2 September 2014 — I think this is a post about relationships, about dynamics. About how images can trigger questions, and then stories to explore those questions. Different questions for each viewer, and so different stories.
On Sunday, we went to the magnificent Alex Colville retrospective at the Art Gallery of Ontario here in Toronto (until Jan 4). Colville painted hyper-realistic scenes that are absolutely specific to their time & place, yet they arouse in viewers questions that swirl throughout time & space. What led to this moment? What is just out of sight? What next?
Colville said he was always addressing the question, “What is life like?” and he pulls viewers into that mystery.
It has inspired me to do a different sort of post. (You understand I do not compare myself with Colville.)
Usually I weave words & images to tell you the story of my day. I’m delighted when you run with it in your own minds & imaginations, making it yours through your response to it — but still, I have started with my images, for which I supply my story.
Today, i am not telling a story. I riffled my bank of images with a different eye. I wanted images that stand alone, that provoke questions, invite stories. Here are a few …
Down on The Esplanade this summer in David Crombie Park, my eye was first drawn by the glorious mural on the backboards, but then by the young woman.
I remember watching for a while. She was entirely focused on her coach and his instruction, her intensity creating a force-field around the court. Who is she? What is her dream? What is she not doing, in her life, in order to do this?
Mexico City, now, a hot day in one of the city’s main zócalos (plazas).
At the time, I was fascinated by the great blocks of ice, glistening & sweating in the sun. Only later, I wondered about the young man, also glistening & sweating. I hope he is not spending his life subservient to blocks of ice.
Also Latin America, now Habana Vieja in Cuba. I sat on shady steps opposite the Convent of San Francisco de Asís, watching Cubans respond to the statue commemorating a legendary street-person, El Caballero de París.
This little girl would have no memory of him, why did she run to give him a hug?
I returned later, to see flowers tucked into the Caballero’s hand. It must have just happened, the blooms were still fresh despite the heat.
Friends had told me that people often left flowers, but … who paid tribute this time? Why?
Story-moments are everywhere.
I know I have already shown you this woman blissfully reading her book in Riverdale Park East, but that was in the context of my story about my walk up to Taste of the Danforth.
Now let’s think about her.
What do you suppose she is reading? Why here?
Or, let’s think about this classy pooch, in a classy red convertible.
He was in a beer store parking lot. Will his owner be just as classy? Will said owner have purchased the classy product of a micro-brewery?

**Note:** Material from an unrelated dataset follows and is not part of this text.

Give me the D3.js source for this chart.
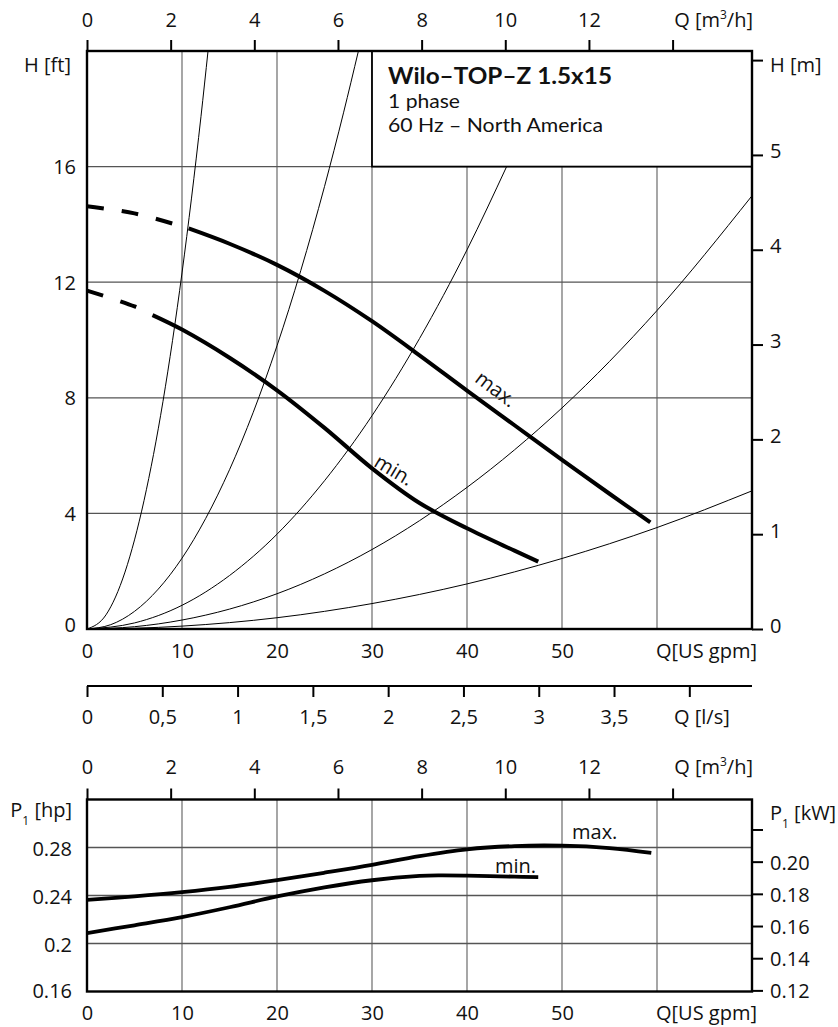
<!DOCTYPE html>
<html><head><meta charset="utf-8">
<script src="https://cdn.jsdelivr.net/npm/d3@7"></script>
<style>
body{margin:0;background:#fff}
svg{display:block;font-family:"Open Sans",sans-serif}
</style></head><body>
<svg id="c" width="838" height="1027"></svg>
<script>
// ---------- data ----------
const gpmLabels=[0,10,20,30,40,50];
const gpmGrid=[10,20,30,40,50,60];
const m3hTicks=[0,2,4,6,8,10,12,14];
const m3hLabels=["0","2","4","6","8","10","12",""];
const lsTicks=[0,0.5,1,1.5,2,2.5,3,3.5,4];
const lsLabels=["0","0,5","1","1,5","2","2,5","3","3,5",""];
const ftTicks=[0,4,8,12,16];
const ftGrid=[4,8,12,16];
const mTicks=[0,1,2,3,4,5,6];
const mLabels=["0","1","2","3","4","5",""];
const hpTicks=[0.16,0.2,0.24,0.28];
const hpGrid=[0.2,0.24,0.28];
const kwTicks=[0.12,0.14,0.16,0.18,0.20,0.22];
const kwLabels=["0.12","0.14","0.16","0.18","0.20",""];
const legendLines=["Wilo–TOP–Z 1.5x15","1 phase","60 Hz – North America"];

// pump head curves (US gpm, ft)
const maxQ=[0,5,10,10.7,15,20,25,30,35,40,45,50,55,59.3];
const maxH=[14.63,14.38,13.93,13.86,13.33,12.6,11.7,10.65,9.47,8.25,7.05,5.85,4.68,3.69];
const maxDashEnd=10.7;
const minQ=[0,5,6.9,10,15,20,25,30,35,40,45,47.5];
const minH=[11.71,11.16,10.86,10.36,9.385,8.26,6.96,5.56,4.36,3.485,2.71,2.33];
const minDashEnd=6.9;

// system curves (US gpm, ft)
const s1Q=[0,2,4,6,8,10,11,12,12.74];
const s1H=[0,0.49,1.97,4.44,7.88,12.32,14.91,17.74,20];
const s2Q=[0,2.5,5,7.5,10,12.5,15,17.5,20,22.5,25,27,28.57];
const s2H=[0,0.15,0.61,1.38,2.45,3.83,5.51,7.5,9.8,12.4,15.31,17.86,20];
const s3Q=[0,5,10,15,20,25,30,35,40,44.17];
const s3H=[0,0.21,0.82,1.85,3.28,5.13,7.38,10.05,13.12,16];
const s4Q=[0,5,10,20,30,40,50,60,70];
const s4H=[0,0.08,0.31,1.22,2.75,4.9,7.65,11.02,14.99];
const s5Q=[0,5,10,20,30,40,50,60,70];
const s5H=[0,0.025,0.1,0.39,0.88,1.56,2.44,3.51,4.78];

// power curves (US gpm, hp)
const pMaxQ=[0,5,10,15,20,25,30,35,40,45,50,55,59.4];
const pMaxP=[0.2364,0.2393,0.2428,0.2472,0.2528,0.259,0.2655,0.2728,0.2785,0.2812,0.2815,0.2795,0.2755];
const pMinQ=[0,5,10,15,20,25,30,35,37,40,45,47.5];
const pMinP=[0.2087,0.2152,0.222,0.2302,0.2392,0.2468,0.2527,0.2563,0.2568,0.2566,0.2557,0.2553];

// ---------- scales ----------
const L=87,R=752;
const UT=51,UB=629, LT=799.5,LB=991.5, LSY=686;
const x=d3.scaleLinear().domain([0,70]).range([L,R]);
const xm3=d3.scaleLinear().domain([0,70*0.22712]).range([L,R]);
const xls=d3.scaleLinear().domain([0,70*0.06309]).range([L,R]);
const yft=d3.scaleLinear().domain([0,20]).range([UB,UT]);
const ym=d3.scaleLinear().domain([0,20*0.3048]).range([UB,UT]);
const yhp=d3.scaleLinear().domain([0.16,0.32]).range([LB,LT]);
const ykw=d3.scaleLinear().domain([0.16*0.7457,0.32*0.7457]).range([LB,LT]);

const svg=d3.select("#c");
const FS=20, INK="#111";
const defs=svg.append("defs");
defs.append("clipPath").attr("id","cu").append("rect").attr("x",L).attr("y",UT).attr("width",R-L).attr("height",UB-UT);
defs.append("clipPath").attr("id","cl").append("rect").attr("x",L).attr("y",LT).attr("width",R-L).attr("height",LB-LT);

function styleAxis(g){
  g.select(".domain").remove();
  g.selectAll(".tick line").attr("stroke","#000").attr("stroke-width",2);
  g.selectAll(".tick text").attr("fill",INK).style("font-size",FS+"px").style("font-family","'Open Sans',sans-serif");
}
function unitLabel(parent,xp,yp,anchor,parts){
  const t=parent.append("text").attr("x",xp).attr("y",yp).attr("text-anchor",anchor)
    .attr("fill",INK).style("font-size",FS+"px");
  parts.forEach(p=>{
    const ts=t.append("tspan").text(p.t);
    if(p.sup){ts.style("font-size","12px").attr("dy",-8);}
    else if(p.sub){ts.style("font-size","12px").attr("dy",8);}
    if(p.back) ts.attr("dy",p.back);
  });
  return t;
}

// ================= UPPER CHART =================
const up=svg.append("g");
up.append("g").selectAll("line").data(gpmGrid).join("line")
  .attr("x1",d=>x(d)).attr("x2",d=>x(d)).attr("y1",UT).attr("y2",UB)
  .attr("stroke","#777").attr("stroke-width",1.3);
up.append("g").selectAll("line").data(ftGrid).join("line")
  .attr("x1",L).attr("x2",R).attr("y1",d=>yft(d)).attr("y2",d=>yft(d))
  .attr("stroke","#555").attr("stroke-width",1.3);

// system curves
const sysLine=d3.line().x(d=>x(d[0])).y(d=>yft(d[1])).curve(d3.curveMonotoneX);
const sysSets=[[s1Q,s1H],[s2Q,s2H],[s3Q,s3H],[s4Q,s4H],[s5Q,s5H]];
up.append("g").attr("clip-path","url(#cu)").selectAll("path").data(sysSets).join("path")
  .attr("d",s=>sysLine(s[0].map((q,i)=>[q,s[1][i]])))
  .attr("fill","none").attr("stroke","#000").attr("stroke-width",1);

// pump curves
const pumpLine=d3.line().x(d=>x(d[0])).y(d=>yft(d[1])).curve(d3.curveCatmullRom.alpha(0.5));
function drawPump(Q,H,dashEnd){
  const pts=Q.map((q,i)=>[q,H[i]]);
  const dash=pts.filter(p=>p[0]<=dashEnd), solid=pts.filter(p=>p[0]>=dashEnd);
  up.append("path").attr("d",pumpLine(dash)).attr("fill","none").attr("stroke","#000")
    .attr("stroke-width",4).attr("stroke-dasharray","17,18");
  up.append("path").attr("d",pumpLine(solid)).attr("fill","none").attr("stroke","#000")
    .attr("stroke-width",4);
}
drawPump(maxQ,maxH,maxDashEnd);
drawPump(minQ,minH,minDashEnd);

up.append("text").attr("transform","translate(496,389) rotate(37)").attr("text-anchor","middle")
  .attr("dy","0.35em").attr("fill",INK).style("font-size",FS+"px").text("max.");
up.append("text").attr("transform","translate(394,470) rotate(31)").attr("text-anchor","middle")
  .attr("dy","0.35em").attr("fill",INK).style("font-size",FS+"px").text("min.");

// legend box
const bx=x(30), by=yft(20);
up.append("rect").attr("x",bx).attr("y",by).attr("width",R-bx).attr("height",yft(16)-by)
  .attr("fill","#fff").attr("stroke","#000").attr("stroke-width",1.8);
up.append("text").attr("x",bx+16).attr("y",84).attr("fill",INK)
  .style("font-family","Lato,sans-serif").style("font-size","22px").style("font-weight","bold")
  .attr("textLength",224).attr("lengthAdjust","spacingAndGlyphs").text(legendLines[0]);
up.append("text").attr("x",bx+16).attr("y",107.5).attr("fill",INK)
  .style("font-family","Lato,sans-serif").style("font-size","19px")
  .attr("textLength",72).attr("lengthAdjust","spacingAndGlyphs").text(legendLines[1]);
up.append("text").attr("x",bx+16).attr("y",132).attr("fill",INK)
  .style("font-family","Lato,sans-serif").style("font-size","19px")
  .attr("textLength",215).attr("lengthAdjust","spacingAndGlyphs").text(legendLines[2]);

// frame
up.append("rect").attr("x",L).attr("y",UT).attr("width",R-L).attr("height",UB-UT)
  .attr("fill","none").attr("stroke","#000").attr("stroke-width",2.4);

// top m3/h axis
up.append("g").attr("transform",`translate(0,${UT})`)
  .call(d3.axisTop(xm3).tickValues(m3hTicks).tickSize(11).tickFormat((d,i)=>m3hLabels[i]))
  .call(styleAxis).call(g=>g.selectAll(".tick text").attr("y",-24.5).attr("dy","0"));
unitLabel(up,753,26.5,"end",[{t:"Q [m"},{t:"3",sup:true},{t:"/h]",back:8}]);

// left ft axis
up.append("g").attr("transform",`translate(${L},0)`)
  .call(d3.axisLeft(yft).tickValues(ftTicks).tickSize(0).tickFormat(d3.format("d")))
  .call(styleAxis)
  .call(g=>g.selectAll(".tick text").attr("x",-11).attr("dy","0").attr("y",d=>d===0?2.7:7));
unitLabel(up,71,71.5,"end",[{t:"H [ft]"}]);

// right m axis
up.append("g").attr("transform",`translate(${R},0)`)
  .call(d3.axisRight(ym).tickValues(mTicks).tickSize(11).tickFormat((d,i)=>mLabels[i]))
  .call(styleAxis)
  .call(g=>g.selectAll(".tick text").attr("x",18).attr("dy","0").attr("y",3));
unitLabel(up,770,72,"start",[{t:"H [m]"}]);

// bottom gpm axis
up.append("g").attr("transform",`translate(0,${UB})`)
  .call(d3.axisBottom(x).tickValues(gpmLabels).tickSize(0).tickFormat(d3.format("d")))
  .call(styleAxis)
  .call(g=>g.selectAll(".tick text").attr("y",29).attr("dy","0"));
unitLabel(up,757,658,"end",[{t:"Q[US gpm]"}]);

// l/s axis
const ls=svg.append("g").attr("transform",`translate(0,${LSY})`)
  .call(d3.axisBottom(xls).tickValues(lsTicks).tickSize(11).tickFormat((d,i)=>lsLabels[i]))
  .call(styleAxis)
  .call(g=>g.selectAll(".tick text").attr("y",38).attr("dy","0"));
ls.append("line").attr("x1",L).attr("x2",R).attr("y1",0).attr("y2",0).attr("stroke","#000").attr("stroke-width",2.2);
unitLabel(svg,674,724,"start",[{t:"Q [l/s]"}]);

// ================= LOWER CHART =================
const lo=svg.append("g");
lo.append("g").selectAll("line").data(gpmGrid).join("line")
  .attr("x1",d=>x(d)).attr("x2",d=>x(d)).attr("y1",LT).attr("y2",LB)
  .attr("stroke","#777").attr("stroke-width",1.3);
lo.append("g").selectAll("line").data(hpGrid).join("line")
  .attr("x1",L).attr("x2",R).attr("y1",d=>yhp(d)).attr("y2",d=>yhp(d))
  .attr("stroke","#555").attr("stroke-width",1.3);

const pLine=d3.line().x(d=>x(d[0])).y(d=>yhp(d[1])).curve(d3.curveCatmullRom.alpha(0.5));
lo.append("g").attr("clip-path","url(#cl)").selectAll("path")
  .data([[pMaxQ,pMaxP],[pMinQ,pMinP]]).join("path")
  .attr("d",s=>pLine(s[0].map((q,i)=>[q,s[1][i]])))
  .attr("fill","none").attr("stroke","#000").attr("stroke-width",3.8);

lo.append("text").attr("x",572).attr("y",839).attr("fill",INK).style("font-size",FS+"px").text("max.");
lo.append("text").attr("x",495).attr("y",872.5).attr("fill",INK).style("font-size",FS+"px").text("min.");

lo.append("rect").attr("x",L).attr("y",LT).attr("width",R-L).attr("height",LB-LT)
  .attr("fill","none").attr("stroke","#000").attr("stroke-width",2.4);

lo.append("g").attr("transform",`translate(0,${LT})`)
  .call(d3.axisTop(xm3).tickValues(m3hTicks).tickSize(11).tickFormat((d,i)=>m3hLabels[i]))
  .call(styleAxis).call(g=>g.selectAll(".tick text").attr("y",-26).attr("dy","0"));
unitLabel(lo,753,773.5,"end",[{t:"Q [m"},{t:"3",sup:true},{t:"/h]",back:8}]);

lo.append("g").attr("transform",`translate(${L},0)`)
  .call(d3.axisLeft(yhp).tickValues(hpTicks).tickSize(0).tickFormat(d=>String(+d.toFixed(2))))
  .call(styleAxis)
  .call(g=>g.selectAll(".tick text").attr("x",-15).attr("dy","0").attr("y",d=>d===0.16?5.5:7.5));
unitLabel(lo,72,817,"end",[{t:"P"},{t:"1",sub:true},{t:" [hp]",back:-8}]);

lo.append("g").attr("transform",`translate(${R},0)`)
  .call(d3.axisRight(ykw).tickValues(kwTicks).tickSize(11).tickFormat((d,i)=>kwLabels[i]))
  .call(styleAxis)
  .call(g=>g.selectAll(".tick text").attr("x",18).attr("dy","0").attr("y",7.5));
unitLabel(lo,770,820,"start",[{t:"P"},{t:"1",sub:true},{t:" [kW]",back:-8}]);

lo.append("g").attr("transform",`translate(0,${LB})`)
  .call(d3.axisBottom(x).tickValues(gpmLabels).tickSize(0).tickFormat(d3.format("d")))
  .call(styleAxis)
  .call(g=>g.selectAll(".tick text").attr("y",28.5).attr("dy","0"));
unitLabel(lo,757,1020,"end",[{t:"Q[US gpm]"}]);
</script>
</body></html>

Enough with dogs. Time for a cat.
The little statue is in complete contrast, not just to the sleek 21st-c. cash register, but to the coolly elegant & very modern Danforth shop as a whole. Whose idea was the cat? Is there an older owner behind the smart young assistant greeting the public? What does the cat mean to each of them?
You know my fascination with decorated bicycles, “bike art” I call it.
I liked the whole look of this bike on Dundas St. East — painted vehicle plus fresh new colour-coordinated flowers plus matching helmet.
Look closely, the word “love” is all over the helmet. This cyclist loves her bike (I am guessing gender); she has or seeks love in the world. I hope she is happy.
Queen St. East now, in the forecourt of Metropolitan United Church (at the corner of Church St., where else).
I wasn’t there for the line-up of chess boards and their followers; I was tracking preparations for this year’s Nuit Blanche, and a spectacular installation was in the process of being erected farther back on the property.
Nuit Blanche, who cares. These guys were playing chess.
Yet my focus wasn’t on the two players, it was on the kibitzer behind them. Why has he lost interest? Are these guys so evenly matched that nothing is happening? Or so mismatched that the game has no tension? Or has something astounding just happened, one board over?
One last thought: if you find you like working your mind from image to possible story, check out Terry Barca’s posts on araneus1. This Aussie (east side of Melbourne, he tells us) is a master at finding a strong image, then weaving a compelling story around it.